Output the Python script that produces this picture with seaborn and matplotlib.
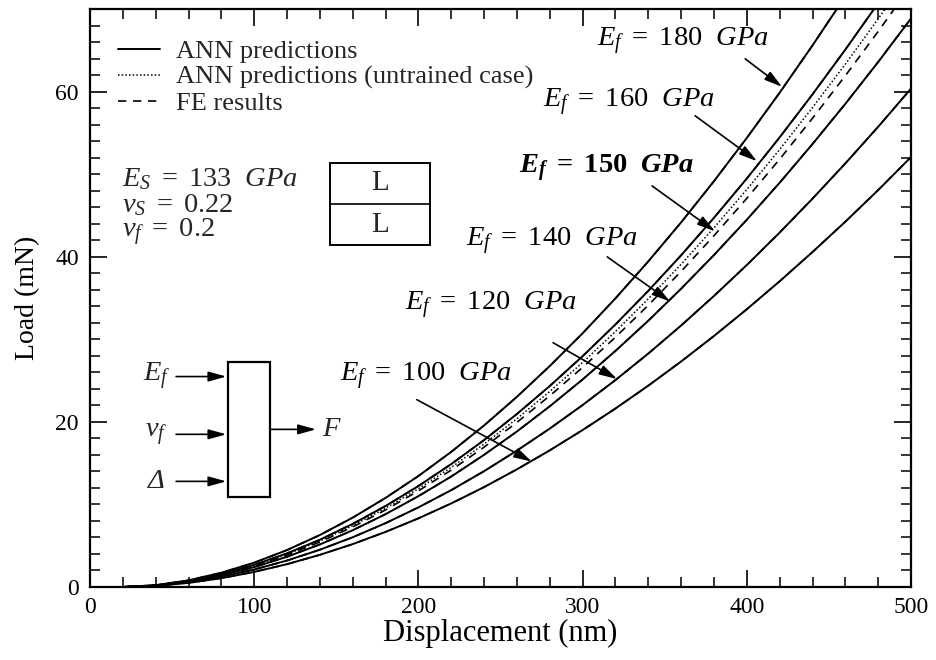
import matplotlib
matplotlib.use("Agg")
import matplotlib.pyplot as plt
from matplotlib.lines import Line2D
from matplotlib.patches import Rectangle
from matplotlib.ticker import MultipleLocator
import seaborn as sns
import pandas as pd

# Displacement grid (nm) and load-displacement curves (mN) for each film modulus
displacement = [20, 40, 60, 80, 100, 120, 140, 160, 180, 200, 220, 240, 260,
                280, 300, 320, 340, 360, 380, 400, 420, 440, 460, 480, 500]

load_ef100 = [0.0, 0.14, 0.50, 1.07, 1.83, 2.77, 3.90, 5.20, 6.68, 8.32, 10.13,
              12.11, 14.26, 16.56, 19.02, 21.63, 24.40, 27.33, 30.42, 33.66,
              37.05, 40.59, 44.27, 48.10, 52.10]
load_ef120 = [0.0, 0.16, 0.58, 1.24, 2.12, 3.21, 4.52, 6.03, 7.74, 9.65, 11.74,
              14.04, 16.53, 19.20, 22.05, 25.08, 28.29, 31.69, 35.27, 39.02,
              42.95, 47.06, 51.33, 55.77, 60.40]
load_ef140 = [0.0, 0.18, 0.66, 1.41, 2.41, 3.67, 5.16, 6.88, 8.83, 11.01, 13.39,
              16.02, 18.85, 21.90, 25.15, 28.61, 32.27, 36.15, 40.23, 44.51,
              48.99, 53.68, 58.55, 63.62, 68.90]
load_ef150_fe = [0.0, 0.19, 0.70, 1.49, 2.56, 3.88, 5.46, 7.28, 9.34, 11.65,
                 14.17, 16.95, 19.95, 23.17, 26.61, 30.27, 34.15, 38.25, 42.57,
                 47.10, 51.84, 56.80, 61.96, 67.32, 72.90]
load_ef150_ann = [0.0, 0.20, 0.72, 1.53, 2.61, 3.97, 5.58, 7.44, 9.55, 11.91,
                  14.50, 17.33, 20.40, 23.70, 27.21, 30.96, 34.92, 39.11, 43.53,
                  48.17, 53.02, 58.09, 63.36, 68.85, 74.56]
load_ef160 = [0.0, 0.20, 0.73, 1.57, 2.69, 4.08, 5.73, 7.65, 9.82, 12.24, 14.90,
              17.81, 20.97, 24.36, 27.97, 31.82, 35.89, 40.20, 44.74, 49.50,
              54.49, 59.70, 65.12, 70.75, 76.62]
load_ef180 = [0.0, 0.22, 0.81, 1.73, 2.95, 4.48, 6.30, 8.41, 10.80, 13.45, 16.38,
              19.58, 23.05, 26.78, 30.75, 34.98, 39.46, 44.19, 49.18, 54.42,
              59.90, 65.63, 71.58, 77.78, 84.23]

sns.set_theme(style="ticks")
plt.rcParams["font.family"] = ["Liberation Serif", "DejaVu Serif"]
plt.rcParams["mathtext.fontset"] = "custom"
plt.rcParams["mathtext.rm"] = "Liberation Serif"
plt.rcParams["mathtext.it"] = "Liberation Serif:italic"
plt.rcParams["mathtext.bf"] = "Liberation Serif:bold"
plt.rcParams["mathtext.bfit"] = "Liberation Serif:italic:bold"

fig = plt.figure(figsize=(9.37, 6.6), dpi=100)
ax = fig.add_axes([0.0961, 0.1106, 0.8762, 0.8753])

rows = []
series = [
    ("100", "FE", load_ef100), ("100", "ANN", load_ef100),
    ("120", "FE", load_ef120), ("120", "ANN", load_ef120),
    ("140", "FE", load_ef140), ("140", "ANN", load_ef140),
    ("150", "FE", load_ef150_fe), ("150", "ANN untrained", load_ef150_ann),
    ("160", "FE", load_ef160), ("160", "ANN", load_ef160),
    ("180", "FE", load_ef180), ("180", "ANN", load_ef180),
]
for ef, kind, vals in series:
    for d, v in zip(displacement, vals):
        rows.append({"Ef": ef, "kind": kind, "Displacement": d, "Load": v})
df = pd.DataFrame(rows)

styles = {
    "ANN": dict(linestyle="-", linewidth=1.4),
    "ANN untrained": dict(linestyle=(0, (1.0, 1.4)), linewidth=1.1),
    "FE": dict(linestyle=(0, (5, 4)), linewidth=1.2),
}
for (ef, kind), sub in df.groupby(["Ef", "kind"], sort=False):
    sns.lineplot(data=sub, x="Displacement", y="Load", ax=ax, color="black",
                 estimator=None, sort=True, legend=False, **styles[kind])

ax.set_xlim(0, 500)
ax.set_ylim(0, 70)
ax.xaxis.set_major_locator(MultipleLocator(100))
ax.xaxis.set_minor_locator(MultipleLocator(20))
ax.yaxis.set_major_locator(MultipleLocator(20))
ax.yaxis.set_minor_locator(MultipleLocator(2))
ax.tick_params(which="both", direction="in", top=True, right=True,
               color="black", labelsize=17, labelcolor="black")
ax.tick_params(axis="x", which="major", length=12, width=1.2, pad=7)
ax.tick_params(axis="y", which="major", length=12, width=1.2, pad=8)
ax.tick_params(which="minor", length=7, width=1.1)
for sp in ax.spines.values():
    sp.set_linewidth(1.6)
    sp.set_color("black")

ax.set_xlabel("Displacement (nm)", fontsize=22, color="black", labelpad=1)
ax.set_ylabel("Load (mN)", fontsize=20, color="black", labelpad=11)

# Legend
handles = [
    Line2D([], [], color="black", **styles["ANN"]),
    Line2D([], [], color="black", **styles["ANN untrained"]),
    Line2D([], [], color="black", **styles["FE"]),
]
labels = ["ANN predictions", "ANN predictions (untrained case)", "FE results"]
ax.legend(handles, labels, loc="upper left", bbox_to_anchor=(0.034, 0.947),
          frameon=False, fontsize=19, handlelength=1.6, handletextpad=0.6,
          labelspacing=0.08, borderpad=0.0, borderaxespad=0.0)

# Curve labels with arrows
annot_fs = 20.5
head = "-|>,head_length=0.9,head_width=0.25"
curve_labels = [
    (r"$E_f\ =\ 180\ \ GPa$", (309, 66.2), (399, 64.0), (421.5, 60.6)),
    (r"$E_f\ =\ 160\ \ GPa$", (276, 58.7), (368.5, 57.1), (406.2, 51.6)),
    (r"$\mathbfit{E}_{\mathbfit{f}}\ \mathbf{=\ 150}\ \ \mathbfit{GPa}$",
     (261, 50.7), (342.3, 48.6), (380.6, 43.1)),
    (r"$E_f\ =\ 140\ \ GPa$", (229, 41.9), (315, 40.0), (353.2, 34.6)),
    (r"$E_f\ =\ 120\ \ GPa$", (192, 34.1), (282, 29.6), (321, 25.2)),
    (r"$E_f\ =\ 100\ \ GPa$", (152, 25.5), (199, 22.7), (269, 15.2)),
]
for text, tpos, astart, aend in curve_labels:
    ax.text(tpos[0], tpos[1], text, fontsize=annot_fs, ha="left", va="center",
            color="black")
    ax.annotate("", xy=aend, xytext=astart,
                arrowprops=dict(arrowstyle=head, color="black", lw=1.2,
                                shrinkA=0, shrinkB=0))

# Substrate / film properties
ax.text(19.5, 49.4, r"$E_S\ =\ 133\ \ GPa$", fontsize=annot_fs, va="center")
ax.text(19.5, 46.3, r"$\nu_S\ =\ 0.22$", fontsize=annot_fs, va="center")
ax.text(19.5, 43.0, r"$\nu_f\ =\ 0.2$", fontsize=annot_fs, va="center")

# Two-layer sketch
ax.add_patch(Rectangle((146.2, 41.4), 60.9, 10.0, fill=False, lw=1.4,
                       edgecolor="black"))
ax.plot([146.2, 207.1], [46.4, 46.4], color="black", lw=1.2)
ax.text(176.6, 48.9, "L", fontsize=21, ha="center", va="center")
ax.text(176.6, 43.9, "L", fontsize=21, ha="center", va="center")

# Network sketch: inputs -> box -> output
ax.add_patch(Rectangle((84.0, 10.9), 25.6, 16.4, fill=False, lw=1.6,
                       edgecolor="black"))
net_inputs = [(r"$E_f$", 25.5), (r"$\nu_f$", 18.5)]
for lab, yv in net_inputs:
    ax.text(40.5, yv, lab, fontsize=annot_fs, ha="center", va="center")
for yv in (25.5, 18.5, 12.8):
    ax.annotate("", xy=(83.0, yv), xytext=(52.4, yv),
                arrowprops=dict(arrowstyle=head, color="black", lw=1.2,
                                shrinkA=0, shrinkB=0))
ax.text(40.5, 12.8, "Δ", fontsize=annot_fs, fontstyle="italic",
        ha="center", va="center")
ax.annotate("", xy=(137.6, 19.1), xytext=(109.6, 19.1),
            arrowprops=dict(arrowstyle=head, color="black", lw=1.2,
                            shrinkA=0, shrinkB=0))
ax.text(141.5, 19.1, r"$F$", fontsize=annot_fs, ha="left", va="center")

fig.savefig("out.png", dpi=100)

+++++

- _Work required_
Output exactly the span of lines from the top of the listing through the line holding "460, 480, 500]", and leave every picture out.

- _Complete output_
Output the Python script that produces this picture with seaborn and matplotlib.
import matplotlib
matplotlib.use("Agg")
import matplotlib.pyplot as plt
from matplotlib.lines import Line2D
from matplotlib.patches import Rectangle
from matplotlib.ticker import MultipleLocator
import seaborn as sns
import pandas as pd

# Displacement grid (nm) and load-displacement curves (mN) for each film modulus
displacement = [20, 40, 60, 80, 100, 120, 140, 160, 180, 200, 220, 240, 260,
                280, 300, 320, 340, 360, 380, 400, 420, 440, 460, 480, 500]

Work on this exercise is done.